— What is expected —
Extract each line of the material that follows exactly and omit its pictures.

— Raw data —
▬▬▬▬▬▬▬▬▬▬

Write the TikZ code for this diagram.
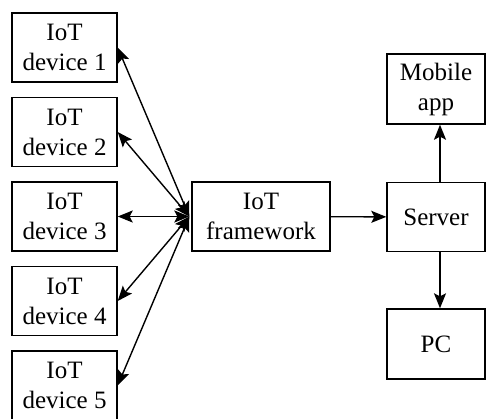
\documentclass[tikz,border=0pt]{standalone}
\usepackage{fontspec}
\setmainfont{Liberation Serif}
\usepackage{tikz}
\usetikzlibrary{positioning,calc,arrows.meta}

\begin{document}
\begin{tikzpicture}[x=0.5pt, y=-0.5pt, >=Stealth, line width=0.7pt,
  font=\fontsize{12.5}{15}\selectfont,
  box/.style={draw, align=center, minimum width=52.5pt, minimum height=34.5pt,
              inner sep=2pt},
  arr/.style={-{Stealth[length=7.5pt, width=6pt, inset=1.5pt]}},
  barr/.style={{Stealth[length=7.5pt, width=6pt, inset=1.5pt]}-{Stealth[length=7.5pt, width=6pt, inset=1.5pt]}}]
  \useasboundingbox (0,0) rectangle (486,418);
  % --- IoT devices (left column)
  \node[box] (d1) at (64.5,47.5)  {IoT\\device 1};
  \node[box] (d2) at (64.5,132)   {IoT\\device 2};
  \node[box] (d3) at (64.5,216.5) {IoT\\device 3};
  \node[box] (d4) at (64.5,301)   {IoT\\device 4};
  \node[box] (d5) at (64.5,385.5) {IoT\\device 5};
  % --- framework and back end
  \node[box, minimum width=69pt] (fw) at (261,216.5) {IoT\\framework};
  \node[box, minimum width=49pt] (srv) at (436,217) {Server};
  \node[box, minimum width=49pt, minimum height=35pt] (mob) at (436,89) {Mobile\\app};
  \node[box, minimum width=49pt, minimum height=35pt] (pc)  at (436,344) {PC};
  \coordinate (hub) at ([xshift=-1pt]fw.west);
  \foreach \d in {d1,d2,d3,d4,d5}
    \draw[barr] (hub) -- (\d.east);
  \draw[arr] (fw)  -- (srv);
  \draw[arr] ([xshift=2pt]srv.north) -- ([xshift=2pt]mob.south);
  \draw[arr] ([xshift=2pt]srv.south) -- ([xshift=2pt]pc.north);
\end{tikzpicture}
\end{document}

▬▬▬▬▬▬▬▬▬▬

— Full answer —
Write the TikZ code for this diagram.
\documentclass[tikz,border=0pt]{standalone}
\usepackage{fontspec}
\setmainfont{Liberation Serif}
\usepackage{tikz}
\usetikzlibrary{positioning,calc,arrows.meta}

\begin{document}
\begin{tikzpicture}[x=0.5pt, y=-0.5pt, >=Stealth, line width=0.7pt,
  font=\fontsize{12.5}{15}\selectfont,
  box/.style={draw, align=center, minimum width=52.5pt, minimum height=34.5pt,
              inner sep=2pt},
  arr/.style={-{Stealth[length=7.5pt, width=6pt, inset=1.5pt]}},
  barr/.style={{Stealth[length=7.5pt, width=6pt, inset=1.5pt]}-{Stealth[length=7.5pt, width=6pt, inset=1.5pt]}}]
  \useasboundingbox (0,0) rectangle (486,418);
  % --- IoT devices (left column)
  \node[box] (d1) at (64.5,47.5)  {IoT\\device 1};
  \node[box] (d2) at (64.5,132)   {IoT\\device 2};
  \node[box] (d3) at (64.5,216.5) {IoT\\device 3};
  \node[box] (d4) at (64.5,301)   {IoT\\device 4};
  \node[box] (d5) at (64.5,385.5) {IoT\\device 5};
  % --- framework and back end
  \node[box, minimum width=69pt] (fw) at (261,216.5) {IoT\\framework};
  \node[box, minimum width=49pt] (srv) at (436,217) {Server};
  \node[box, minimum width=49pt, minimum height=35pt] (mob) at (436,89) {Mobile\\app};
  \node[box, minimum width=49pt, minimum height=35pt] (pc)  at (436,344) {PC};
  \coordinate (hub) at ([xshift=-1pt]fw.west);
  \foreach \d in {d1,d2,d3,d4,d5}
    \draw[barr] (hub) -- (\d.east);
  \draw[arr] (fw)  -- (srv);
  \draw[arr] ([xshift=2pt]srv.north) -- ([xshift=2pt]mob.south);
  \draw[arr] ([xshift=2pt]srv.south) -- ([xshift=2pt]pc.north);
\end{tikzpicture}
\end{document}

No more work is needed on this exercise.